• anti-tumour acridinones;
  • cell death;
  • CYP3A4 inhibition;
  • HepG2 cells;
  • senescence


There is increasing evidence that the expression level of drug metabolic enzymes affects the final cellular response following drug treatment. Moreover, anti-tumour agents may modulate enzymatic activity and/or cellular expression of metabolic enzymes in tumour cells. We have investigated the influence of CYP3A4 overexpression on the cellular response induced by the anti-tumour agent C-1311 in hepatoma cells. C-1311-mediated CYP3A4 activity modulation and the effect of CYP3A4 overexpression on C-1311 metabolism have also been examined.
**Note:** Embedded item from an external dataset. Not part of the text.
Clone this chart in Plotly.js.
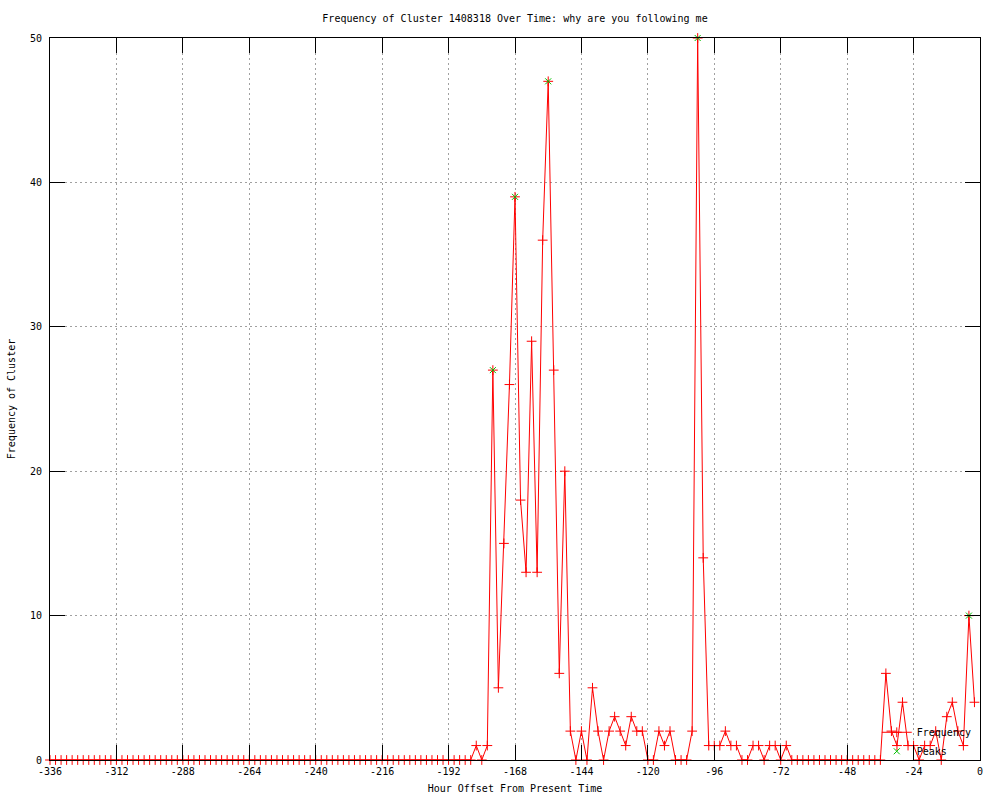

With the HepG2 cell line and its CYP3A4-overexpressing variant, Hep3A4, experiments involving DAPI staining, cell cycle analysis, phosphatidylserine externalisation and senescence-associated (SA)-β-galactosidase expression, were used to monitor the effects of C-1311 exposure. C-1311 cellular metabolism and CYP3A4 activity were investigated by high-performance liquid chromatography. C-1311 metabolism was very low in both hepatoma cell lines and slightly influenced by CYP3A4 expression. Interestingly, in HepG2 cells, C-1311 was an effective modulator of CYP3A4 enzymatic activity, being the inhibitor of this isoenzyme in Hep3A4 cells. Cell cycle analysis showed that HepG2 cells underwent a rather stable G2/M arrest following C-1311 exposure, whereas CYP3A4-overexpressing cells accumulated only slightly in this compartment. C-1311-treated cells died by apoptosis and necrosis, whereas surviving cells underwent senescence; however, these effects occurred faster and more intensely in Hep3A4 cells. Although CYP3A4 did not influence C-1311 metabolism, changes in CYP3A4 levels affected the C-1311-induced response in hepatoma cells. Therefore, inter-patient differences in CYP3A4 levels should be considered when assessing the potential therapeutic effects of C-1311.